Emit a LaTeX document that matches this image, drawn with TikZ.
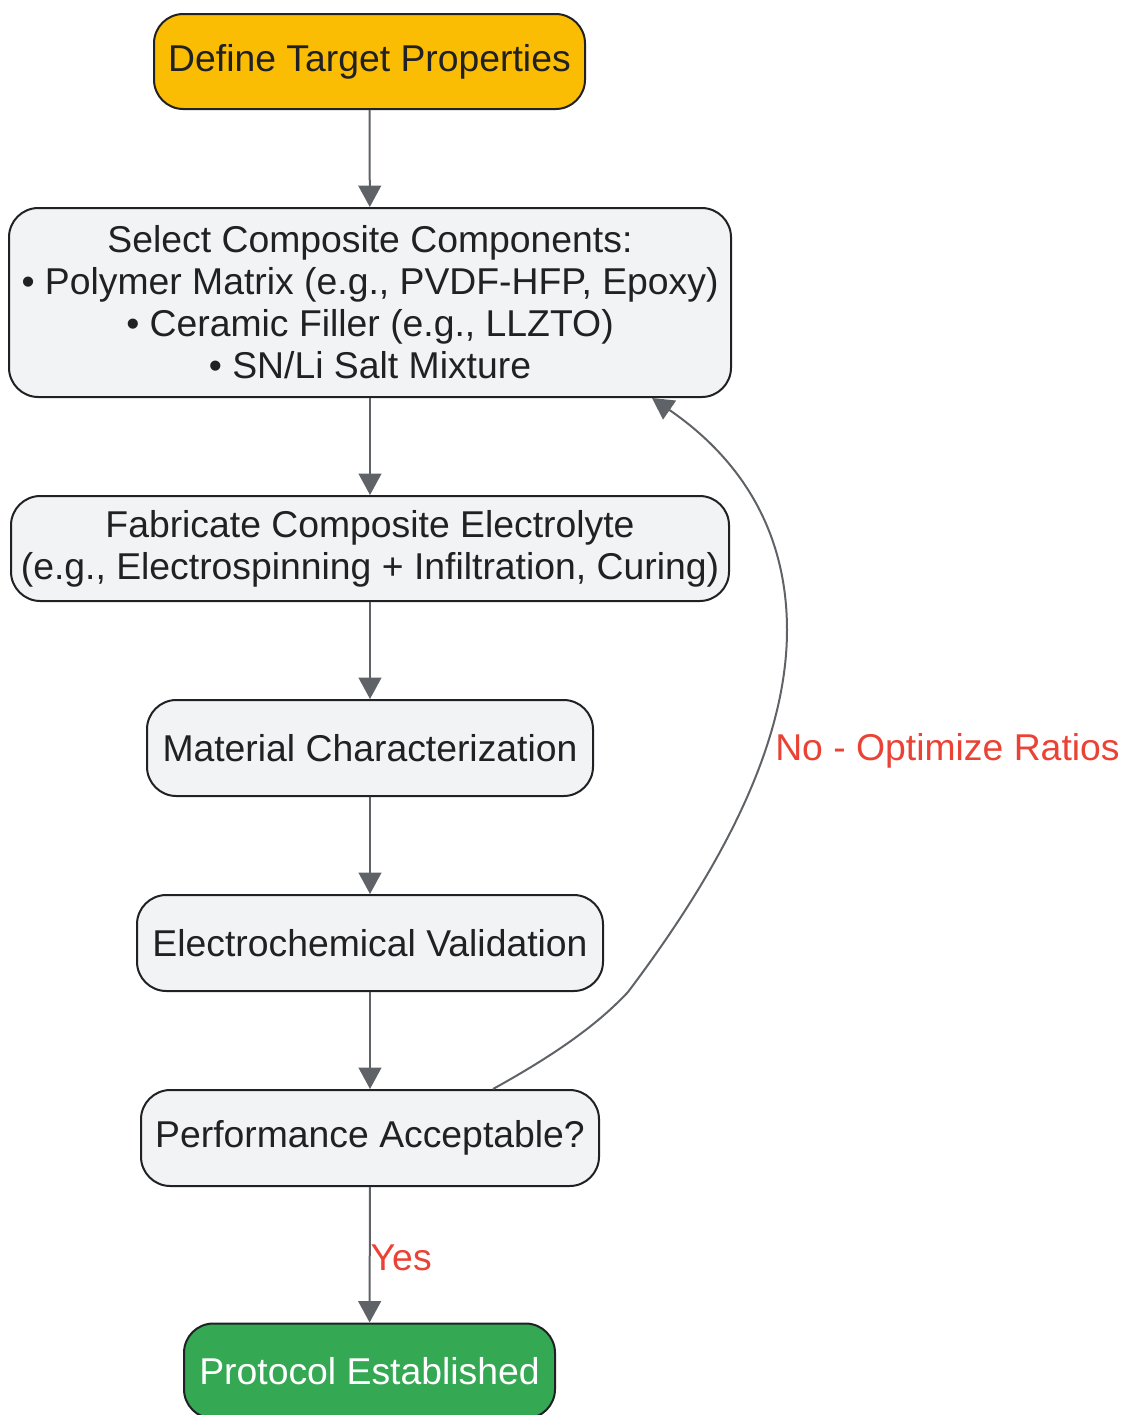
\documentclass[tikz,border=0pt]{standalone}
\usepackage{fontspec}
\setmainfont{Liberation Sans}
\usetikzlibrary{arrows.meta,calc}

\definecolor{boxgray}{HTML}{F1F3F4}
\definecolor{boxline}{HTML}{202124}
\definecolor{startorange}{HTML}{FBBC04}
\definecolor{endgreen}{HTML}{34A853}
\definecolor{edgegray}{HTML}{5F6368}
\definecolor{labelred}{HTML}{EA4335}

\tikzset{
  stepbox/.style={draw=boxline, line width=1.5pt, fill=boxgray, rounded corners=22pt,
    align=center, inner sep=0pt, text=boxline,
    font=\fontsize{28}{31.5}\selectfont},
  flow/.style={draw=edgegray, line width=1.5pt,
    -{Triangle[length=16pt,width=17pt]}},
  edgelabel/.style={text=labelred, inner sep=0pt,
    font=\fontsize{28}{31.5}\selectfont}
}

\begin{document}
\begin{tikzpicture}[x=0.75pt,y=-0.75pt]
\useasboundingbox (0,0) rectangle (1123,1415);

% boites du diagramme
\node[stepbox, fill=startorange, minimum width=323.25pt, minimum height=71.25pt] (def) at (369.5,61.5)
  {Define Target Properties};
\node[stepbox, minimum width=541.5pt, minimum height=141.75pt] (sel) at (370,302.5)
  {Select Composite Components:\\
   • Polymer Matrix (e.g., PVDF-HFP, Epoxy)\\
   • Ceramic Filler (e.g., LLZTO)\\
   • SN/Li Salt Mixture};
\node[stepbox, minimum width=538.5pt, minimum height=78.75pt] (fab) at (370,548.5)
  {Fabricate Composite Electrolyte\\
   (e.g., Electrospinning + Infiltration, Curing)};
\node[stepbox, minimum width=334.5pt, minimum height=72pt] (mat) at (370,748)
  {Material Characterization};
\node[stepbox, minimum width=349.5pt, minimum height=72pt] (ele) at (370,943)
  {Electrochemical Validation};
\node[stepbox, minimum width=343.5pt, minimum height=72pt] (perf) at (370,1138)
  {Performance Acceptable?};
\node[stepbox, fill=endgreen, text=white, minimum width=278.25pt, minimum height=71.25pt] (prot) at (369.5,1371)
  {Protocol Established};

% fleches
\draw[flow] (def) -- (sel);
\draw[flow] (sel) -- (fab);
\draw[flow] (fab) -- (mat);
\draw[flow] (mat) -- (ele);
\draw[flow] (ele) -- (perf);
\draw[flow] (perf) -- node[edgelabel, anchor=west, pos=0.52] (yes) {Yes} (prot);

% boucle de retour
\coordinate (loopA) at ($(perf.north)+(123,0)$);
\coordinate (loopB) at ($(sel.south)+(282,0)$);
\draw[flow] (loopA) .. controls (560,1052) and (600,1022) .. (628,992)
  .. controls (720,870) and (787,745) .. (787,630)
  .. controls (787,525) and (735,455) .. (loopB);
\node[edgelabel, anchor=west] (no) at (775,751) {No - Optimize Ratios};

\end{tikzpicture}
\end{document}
==*==
All of the material above needs to be restated exactly, with no pictures.

◆ Written solution
Emit a LaTeX document that matches this image, drawn with TikZ.
\documentclass[tikz,border=0pt]{standalone}
\usepackage{fontspec}
\setmainfont{Liberation Sans}
\usetikzlibrary{arrows.meta,calc}

\definecolor{boxgray}{HTML}{F1F3F4}
\definecolor{boxline}{HTML}{202124}
\definecolor{startorange}{HTML}{FBBC04}
\definecolor{endgreen}{HTML}{34A853}
\definecolor{edgegray}{HTML}{5F6368}
\definecolor{labelred}{HTML}{EA4335}

\tikzset{
  stepbox/.style={draw=boxline, line width=1.5pt, fill=boxgray, rounded corners=22pt,
    align=center, inner sep=0pt, text=boxline,
    font=\fontsize{28}{31.5}\selectfont},
  flow/.style={draw=edgegray, line width=1.5pt,
    -{Triangle[length=16pt,width=17pt]}},
  edgelabel/.style={text=labelred, inner sep=0pt,
    font=\fontsize{28}{31.5}\selectfont}
}

\begin{document}
\begin{tikzpicture}[x=0.75pt,y=-0.75pt]
\useasboundingbox (0,0) rectangle (1123,1415);

% boites du diagramme
\node[stepbox, fill=startorange, minimum width=323.25pt, minimum height=71.25pt] (def) at (369.5,61.5)
  {Define Target Properties};
\node[stepbox, minimum width=541.5pt, minimum height=141.75pt] (sel) at (370,302.5)
  {Select Composite Components:\\
   • Polymer Matrix (e.g., PVDF-HFP, Epoxy)\\
   • Ceramic Filler (e.g., LLZTO)\\
   • SN/Li Salt Mixture};
\node[stepbox, minimum width=538.5pt, minimum height=78.75pt] (fab) at (370,548.5)
  {Fabricate Composite Electrolyte\\
   (e.g., Electrospinning + Infiltration, Curing)};
\node[stepbox, minimum width=334.5pt, minimum height=72pt] (mat) at (370,748)
  {Material Characterization};
\node[stepbox, minimum width=349.5pt, minimum height=72pt] (ele) at (370,943)
  {Electrochemical Validation};
\node[stepbox, minimum width=343.5pt, minimum height=72pt] (perf) at (370,1138)
  {Performance Acceptable?};
\node[stepbox, fill=endgreen, text=white, minimum width=278.25pt, minimum height=71.25pt] (prot) at (369.5,1371)
  {Protocol Established};

% fleches
\draw[flow] (def) -- (sel);
\draw[flow] (sel) -- (fab);
\draw[flow] (fab) -- (mat);
\draw[flow] (mat) -- (ele);
\draw[flow] (ele) -- (perf);
\draw[flow] (perf) -- node[edgelabel, anchor=west, pos=0.52] (yes) {Yes} (prot);

% boucle de retour
\coordinate (loopA) at ($(perf.north)+(123,0)$);
\coordinate (loopB) at ($(sel.south)+(282,0)$);
\draw[flow] (loopA) .. controls (560,1052) and (600,1022) .. (628,992)
  .. controls (720,870) and (787,745) .. (787,630)
  .. controls (787,525) and (735,455) .. (loopB);
\node[edgelabel, anchor=west] (no) at (775,751) {No - Optimize Ratios};

\end{tikzpicture}
\end{document}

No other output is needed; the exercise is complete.